LETTRE CXIII.

AU CHEVALIER D’AYDIES 1 .

Mon cher chevalier, si vous venez cet été à La Brède, vous prendrez le seul moyen que vous avez d’augmenter la passion que j’ai pour vous ; et quant à ce que vous me dites, de passer par Mayac lorsque j’irai à Paris, je le ferai, et je garde votre lettre pour savoir le chemin ; mais vous n’avez pas dit aux dames vos nièces 2 , à quel point celui que vous leur proposez est délabré et peu propre à remplir les grandes vues que vous avez. Je me souviens d’une pièce de vers où il y avait :

J’ai soixante ans ; c’est trop peu pour vos charmes.

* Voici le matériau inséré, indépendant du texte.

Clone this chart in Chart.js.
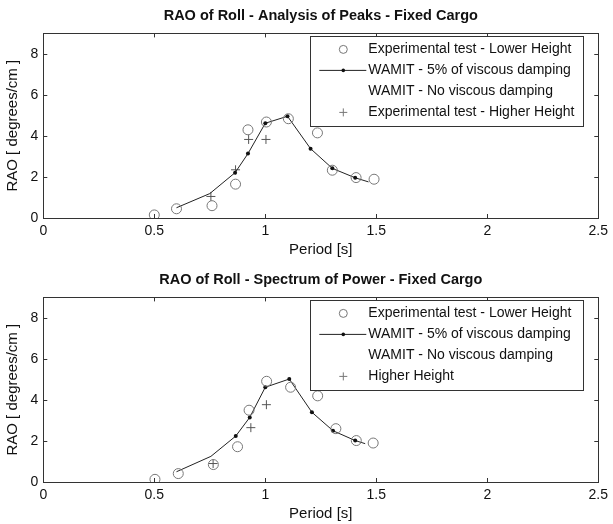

Sylva 3 disait fort bien : « Il n’y a rien de si difficile que de faire l’amour avec de l’esprit ; » et moi je dis qu’il est encore plus difficile de faire l’amour avec le cœur et avec l’esprit 4  ; mais ceci est trop relevé pour un pauvre chasseur devant Dieu : ainsi je ne vous parlerai que de notre misère, qui est extrême, et telle qu’il me semble qu’il vaut mieux s’ennuyer que de se divertir devant des misérables. Je ne sais, ma foi, à quoi tout cela aboutira ; mais je sais que tous les lendemains sont pires, et que cela vise à la dépopulation. Nous serons dépopulés, mon cher chevalier, et peut-être passerons-nous devant les autres.

Vous chassez, et je plante des arbres, et je défriche des landes ; il faut s’amuser comme on peut. La ville de Bordeaux est fort triste, et je ne tâte guère de ce séjour.

On dit que le charmant milord 5 est malade à Toulouse. Agréez, je vous prie, mes sentiments les plus tendres.

Bordeaux, ce 2 janvier 1752.

1 Publiée par Ch. Pougens. Paris, an V (août 1797).

2 Œuvres posthumes, p. 248. « Vous n’avez point dit à vos nièces, etc. »

3 Célèbre médecin de Bordeaux.

4 Œuvres posthumes : « et moi je dis qu’il est très-difficile de faire l’amour avec le cœur et avec l’esprit. »

5 Milord Hyde de Cornbury, sup. lettre CX.